### Exercise brief
Omit any picture, and return the remaining data exactly as written.

### Information shown
• • • •

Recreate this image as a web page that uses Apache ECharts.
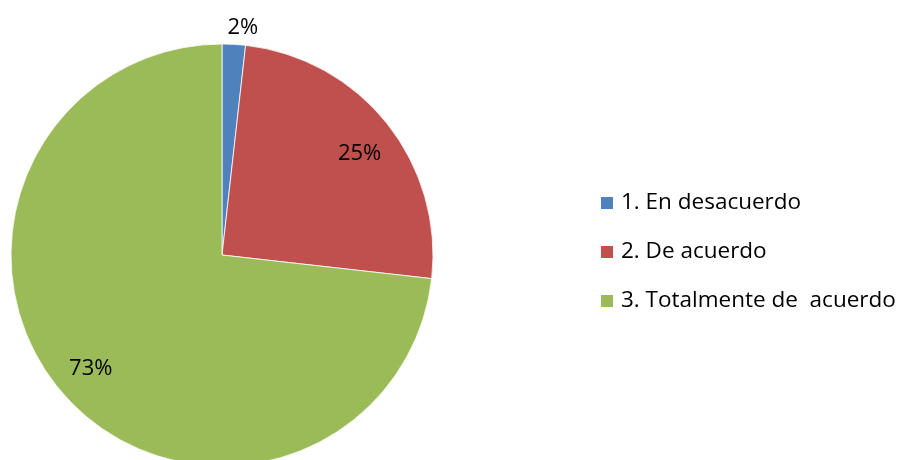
<!DOCTYPE html>
<html><head><meta charset="utf-8">
<script src="https://cdn.jsdelivr.net/npm/echarts@6/dist/echarts.min.js"></script>
<style>html,body{margin:0;padding:0;background:#fff}#c{width:910px;height:460px}</style>
</head><body><div id="c"></div>
<script>
const categories = ['1. En desacuerdo', '2. De acuerdo', '3. Totalmente de  acuerdo'];
const values = [1, 14, 41];
const colors = ['#4F81BD', '#C0504D', '#9BBB59'];

const FONT = 'Open Sans';
const chart = echarts.init(document.getElementById('c'), null, {renderer: 'canvas'});
const fmt = p => Math.round(p.percent) + '%';
const R = 211;
const labelOffsets = [[11, -52], [0, 8], [0, -4]];
chart.setOption({
  animation: false,
  legend: {
    orient: 'vertical', left: 599, top: 189, padding: 0,
    itemWidth: 14, itemHeight: 14, itemGap: 21,
    icon: 'rect',
    textStyle: {fontFamily: FONT, fontSize: 22.5, lineHeight: 28, color: '#000', padding: [0,0,0,2]},
    data: categories
  },
  series: [
    {
      type: 'pie', center: [222, 255], radius: [0, R], startAngle: 90, clockwise: true,
      label: {show: false}, labelLine: {show: false}, silent: true,
      itemStyle: {borderColor: '#fff', borderWidth: 0.8},
      data: categories.map((n, i) => ({name: n, value: values[i], itemStyle: {color: colors[i]}}))
    },
    {
      type: 'pie', center: [222, 255], radius: [R * 0.64, R], startAngle: 90, clockwise: true,
      silent: true, legendHoverLink: false,
      itemStyle: {color: 'rgba(0,0,0,0)'},
      labelLine: {show: false},
      label: {show: true, position: 'inside', formatter: fmt, fontFamily: FONT, fontSize: 22, color: '#000'},
      data: categories.map((n, i) => ({
        name: n + ' ', value: values[i],
        label: {offset: labelOffsets[i]}
      }))
    }
  ]
});
</script></body></html>
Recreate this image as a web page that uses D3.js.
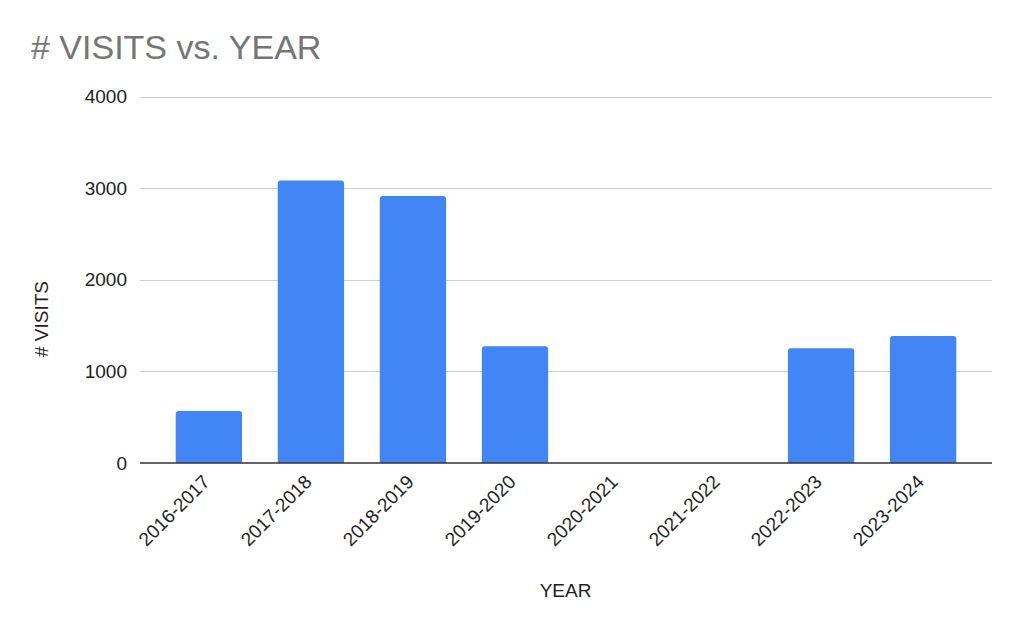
<!DOCTYPE html>
<html><head><meta charset="utf-8">
<script src="https://cdn.jsdelivr.net/npm/d3@7/dist/d3.min.js"></script>
<style>body{margin:0;background:#fff;font-family:Arial,"Liberation Sans",sans-serif;}</style>
</head><body>
<svg id="chart" width="1024" height="633"></svg>
<script>
const categories = ["2016-2017","2017-2018","2018-2019","2019-2020","2020-2021","2021-2022","2022-2023","2023-2024"];
const visits = [568, 3082, 2915, 1274, 0, 0, 1253, 1386];
const yTicks = [0, 1000, 2000, 3000, 4000];
const titleText = "# VISITS vs. YEAR";
const xTitle = "YEAR";
const yTitle = "# VISITS";

const svg = d3.select("#chart");
const font = "Arial, 'Liberation Sans', sans-serif";
svg.append("rect").attr("width",1024).attr("height",633).attr("fill","#fff");

const x = d3.scaleBand().domain(categories).range([140, 992]).paddingInner(0.35).paddingOuter(0.35);
const y = d3.scaleLinear().domain([0, 4000]).range([463, 96.5]);

// gridlines
svg.append("g").selectAll("line").data(yTicks.filter(d=>d>0)).join("line")
  .attr("x1",140).attr("x2",992)
  .attr("y1",d=>Math.round(y(d))+0.5).attr("y2",d=>Math.round(y(d))+0.5)
  .attr("stroke","#cccccc").attr("stroke-width",1);

// y tick labels
svg.append("g").selectAll("text").data(yTicks).join("text")
  .attr("x",127).attr("y",d=>y(d)).attr("dy","0.35em")
  .attr("text-anchor","end").attr("font-family",font).attr("font-size",19)
  .attr("fill","#222").text(d=>d);

// bars with rounded top corners
const r = 3;
svg.append("g").selectAll("path").data(categories.map((c,i)=>({c, v: visits[i]})).filter(d=>d.v>0)).join("path")
  .attr("d", d => {
    const x0 = x(d.c), w = x.bandwidth(), y0 = y(d.v), y1 = y(0);
    return `M${x0},${y1}V${y0+r}Q${x0},${y0} ${x0+r},${y0}H${x0+w-r}Q${x0+w},${y0} ${x0+w},${y0+r}V${y1}Z`;
  })
  .attr("fill","#4285f4");

// baseline
svg.append("line").attr("x1",140).attr("x2",992).attr("y1",y(0)).attr("y2",y(0))
  .attr("stroke","#333").attr("stroke-width",1.5);

// x tick labels
svg.append("g").selectAll("text").data(categories).join("text")
  .attr("transform", d => `translate(${x(d)+x.bandwidth()/2+2},${483}) rotate(-45)`)
  .attr("text-anchor","end").attr("font-family",font).attr("font-size",19)
  .attr("fill","#222").text(d=>d);

// title
svg.append("text").attr("x",31).attr("y",59).attr("font-family",font).attr("font-size",34)
  .attr("fill","#757575").text(titleText);

// axis titles
svg.append("text").attr("x",565.5).attr("y",597).attr("text-anchor","middle")
  .attr("font-family",font).attr("font-size",19).attr("fill","#222").text(xTitle);
svg.append("text").attr("transform","translate(48,319) rotate(-90)").attr("text-anchor","middle")
  .attr("font-family",font).attr("font-size",19).attr("fill","#222").text(yTitle);
</script>
</body></html>
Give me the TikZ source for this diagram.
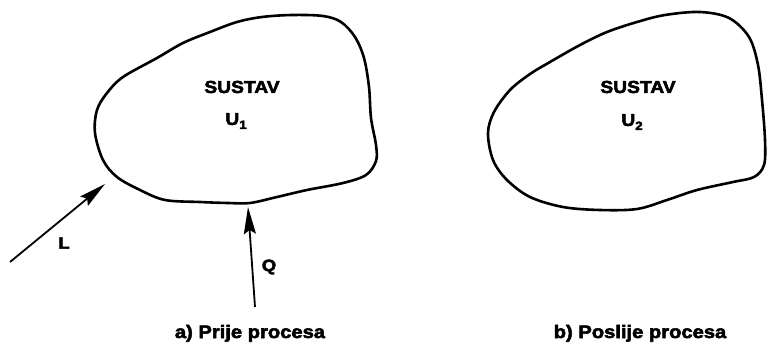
\documentclass[tikz,border=0pt]{standalone}
\usepackage{fontspec}
\usetikzlibrary{arrows.meta}
\newfontfamily\lblfont{Liberation Sans Bold}[FakeStretch=1.12,FakeBold=3]
\tikzset{
  blob/.style={draw=black,line width=2.6pt,line join=round},
  arrline/.style={draw=black,line width=1.8pt,-{Stealth[length=27pt,width=12pt,inset=4pt]}},
  sustav/.style={font=\lblfont\fontsize{17.2}{19}\selectfont,inner sep=0pt},
  captext/.style={font=\lblfont\fontsize{18}{20}\selectfont,inner sep=0pt,anchor=base},
  lab/.style={font=\lblfont\fontsize{16.5}{18}\selectfont,inner sep=0pt}
}
\newcommand{\subsc}[1]{\raisebox{-0.45ex}{\fontsize{12}{12}\selectfont #1}}
\begin{document}
\begin{tikzpicture}[x=1pt,y=-1pt]
\useasboundingbox (0,0) rectangle (767,343);
% blob 1
\draw[blob] plot[smooth cycle,tension=0.55] coordinates {
 (237,22) (262,17) (292,15) (323,16) (341,22) (355,37) (364,58) (369,87) (371,118)
 (376,145) (376,161) (366,175) (343,183) (307,190) (277,197) (250,203) (228,203)
 (200,202) (165,200) (140,190) (117,177) (103,160) (95,133) (97,110) (107,93)
 (123,77) (157,58) (183,43) (210,32)};
% blob 2
\draw[blob] plot[smooth cycle,tension=0.55] coordinates {
 (607,32) (637,22) (665,15) (700,12) (729,18) (749,37) (758,65) (762,100) (765,140)
 (764,165) (754,177) (733,182) (697,190) (667,200) (637,209) (600,210) (563,207)
 (530,197) (507,180) (493,160) (488,133) (494,112) (510,90) (530,74) (550,62) (580,45)};
% texts
\node[sustav] (s1) at (242,87) {SUSTAV};
\node[sustav] (u1) at (236,121) {U\subsc{1}};
\node[sustav] (s2) at (638,87) {SUSTAV};
\node[sustav] (u2) at (632,122) {U\subsc{2}};
% arrows
\coordinate (Ls) at (10,262);
\coordinate (Le) at (105,184);
\coordinate (Qs) at (255,307);
\coordinate (Qe) at (248,207);
\draw[arrline] (Ls) -- (Le);
\draw[arrline] (Qs) -- (Qe);
\node[lab] (L) at (64,243) {L};
\node[lab] (Q) at (269,267) {Q};
% captions
\node[captext] (ca) at (250,338) {a) Prije procesa};
\node[captext] (cb) at (640,338) {b) Poslije procesa};
\end{tikzpicture}
\end{document}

• • • •

### Exercise output
Recreate this image as a web page that uses Apache ECharts.
<!DOCTYPE html>
<html><head><meta charset="utf-8">
<script src="https://cdn.jsdelivr.net/npm/echarts@6/dist/echarts.min.js"></script>
<style>html,body{margin:0;padding:0;background:#fff}#c{width:910px;height:460px}</style>
</head><body><div id="c"></div>
<script>
const categories = ['1. En desacuerdo', '2. De acuerdo', '3. Totalmente de  acuerdo'];
const values = [1, 14, 41];
const colors = ['#4F81BD', '#C0504D', '#9BBB59'];

const FONT = 'Open Sans';
const chart = echarts.init(document.getElementById('c'), null, {renderer: 'canvas'});
const fmt = p => Math.round(p.percent) + '%';
const R = 211;
const labelOffsets = [[11, -52], [0, 8], [0, -4]];
chart.setOption({
  animation: false,
  legend: {
    orient: 'vertical', left: 599, top: 189, padding: 0,
    itemWidth: 14, itemHeight: 14, itemGap: 21,
    icon: 'rect',
    textStyle: {fontFamily: FONT, fontSize: 22.5, lineHeight: 28, color: '#000', padding: [0,0,0,2]},
    data: categories
  },
  series: [
    {
      type: 'pie', center: [222, 255], radius: [0, R], startAngle: 90, clockwise: true,
      label: {show: false}, labelLine: {show: false}, silent: true,
      itemStyle: {borderColor: '#fff', borderWidth: 0.8},
      data: categories.map((n, i) => ({name: n, value: values[i], itemStyle: {color: colors[i]}}))
    },
    {
      type: 'pie', center: [222, 255], radius: [R * 0.64, R], startAngle: 90, clockwise: true,
      silent: true, legendHoverLink: false,
      itemStyle: {color: 'rgba(0,0,0,0)'},
      labelLine: {show: false},
      label: {show: true, position: 'inside', formatter: fmt, fontFamily: FONT, fontSize: 22, color: '#000'},
      data: categories.map((n, i) => ({
        name: n + ' ', value: values[i],
        label: {offset: labelOffsets[i]}
      }))
    }
  ]
});
</script></body></html>
Recreate this image as a web page that uses D3.js.
<!DOCTYPE html>
<html><head><meta charset="utf-8">
<script src="https://cdn.jsdelivr.net/npm/d3@7/dist/d3.min.js"></script>
<style>body{margin:0;background:#fff;font-family:Arial,"Liberation Sans",sans-serif;}</style>
</head><body>
<svg id="chart" width="1024" height="633"></svg>
<script>
const categories = ["2016-2017","2017-2018","2018-2019","2019-2020","2020-2021","2021-2022","2022-2023","2023-2024"];
const visits = [568, 3082, 2915, 1274, 0, 0, 1253, 1386];
const yTicks = [0, 1000, 2000, 3000, 4000];
const titleText = "# VISITS vs. YEAR";
const xTitle = "YEAR";
const yTitle = "# VISITS";

const svg = d3.select("#chart");
const font = "Arial, 'Liberation Sans', sans-serif";
svg.append("rect").attr("width",1024).attr("height",633).attr("fill","#fff");

const x = d3.scaleBand().domain(categories).range([140, 992]).paddingInner(0.35).paddingOuter(0.35);
const y = d3.scaleLinear().domain([0, 4000]).range([463, 96.5]);

// gridlines
svg.append("g").selectAll("line").data(yTicks.filter(d=>d>0)).join("line")
  .attr("x1",140).attr("x2",992)
  .attr("y1",d=>Math.round(y(d))+0.5).attr("y2",d=>Math.round(y(d))+0.5)
  .attr("stroke","#cccccc").attr("stroke-width",1);

// y tick labels
svg.append("g").selectAll("text").data(yTicks).join("text")
  .attr("x",127).attr("y",d=>y(d)).attr("dy","0.35em")
  .attr("text-anchor","end").attr("font-family",font).attr("font-size",19)
  .attr("fill","#222").text(d=>d);

// bars with rounded top corners
const r = 3;
svg.append("g").selectAll("path").data(categories.map((c,i)=>({c, v: visits[i]})).filter(d=>d.v>0)).join("path")
  .attr("d", d => {
    const x0 = x(d.c), w = x.bandwidth(), y0 = y(d.v), y1 = y(0);
    return `M${x0},${y1}V${y0+r}Q${x0},${y0} ${x0+r},${y0}H${x0+w-r}Q${x0+w},${y0} ${x0+w},${y0+r}V${y1}Z`;
  })
  .attr("fill","#4285f4");

// baseline
svg.append("line").attr("x1",140).attr("x2",992).attr("y1",y(0)).attr("y2",y(0))
  .attr("stroke","#333").attr("stroke-width",1.5);

// x tick labels
svg.append("g").selectAll("text").data(categories).join("text")
  .attr("transform", d => `translate(${x(d)+x.bandwidth()/2+2},${483}) rotate(-45)`)
  .attr("text-anchor","end").attr("font-family",font).attr("font-size",19)
  .attr("fill","#222").text(d=>d);

// title
svg.append("text").attr("x",31).attr("y",59).attr("font-family",font).attr("font-size",34)
  .attr("fill","#757575").text(titleText);

// axis titles
svg.append("text").attr("x",565.5).attr("y",597).attr("text-anchor","middle")
  .attr("font-family",font).attr("font-size",19).attr("fill","#222").text(xTitle);
svg.append("text").attr("transform","translate(48,319) rotate(-90)").attr("text-anchor","middle")
  .attr("font-family",font).attr("font-size",19).attr("fill","#222").text(yTitle);
</script>
</body></html>
Give me the TikZ source for this diagram.
\documentclass[tikz,border=0pt]{standalone}
\usepackage{fontspec}
\usetikzlibrary{arrows.meta}
\newfontfamily\lblfont{Liberation Sans Bold}[FakeStretch=1.12,FakeBold=3]
\tikzset{
  blob/.style={draw=black,line width=2.6pt,line join=round},
  arrline/.style={draw=black,line width=1.8pt,-{Stealth[length=27pt,width=12pt,inset=4pt]}},
  sustav/.style={font=\lblfont\fontsize{17.2}{19}\selectfont,inner sep=0pt},
  captext/.style={font=\lblfont\fontsize{18}{20}\selectfont,inner sep=0pt,anchor=base},
  lab/.style={font=\lblfont\fontsize{16.5}{18}\selectfont,inner sep=0pt}
}
\newcommand{\subsc}[1]{\raisebox{-0.45ex}{\fontsize{12}{12}\selectfont #1}}
\begin{document}
\begin{tikzpicture}[x=1pt,y=-1pt]
\useasboundingbox (0,0) rectangle (767,343);
% blob 1
\draw[blob] plot[smooth cycle,tension=0.55] coordinates {
 (237,22) (262,17) (292,15) (323,16) (341,22) (355,37) (364,58) (369,87) (371,118)
 (376,145) (376,161) (366,175) (343,183) (307,190) (277,197) (250,203) (228,203)
 (200,202) (165,200) (140,190) (117,177) (103,160) (95,133) (97,110) (107,93)
 (123,77) (157,58) (183,43) (210,32)};
% blob 2
\draw[blob] plot[smooth cycle,tension=0.55] coordinates {
 (607,32) (637,22) (665,15) (700,12) (729,18) (749,37) (758,65) (762,100) (765,140)
 (764,165) (754,177) (733,182) (697,190) (667,200) (637,209) (600,210) (563,207)
 (530,197) (507,180) (493,160) (488,133) (494,112) (510,90) (530,74) (550,62) (580,45)};
% texts
\node[sustav] (s1) at (242,87) {SUSTAV};
\node[sustav] (u1) at (236,121) {U\subsc{1}};
\node[sustav] (s2) at (638,87) {SUSTAV};
\node[sustav] (u2) at (632,122) {U\subsc{2}};
% arrows
\coordinate (Ls) at (10,262);
\coordinate (Le) at (105,184);
\coordinate (Qs) at (255,307);
\coordinate (Qe) at (248,207);
\draw[arrline] (Ls) -- (Le);
\draw[arrline] (Qs) -- (Qe);
\node[lab] (L) at (64,243) {L};
\node[lab] (Q) at (269,267) {Q};
% captions
\node[captext] (ca) at (250,338) {a) Prije procesa};
\node[captext] (cb) at (640,338) {b) Poslije procesa};
\end{tikzpicture}
\end{document}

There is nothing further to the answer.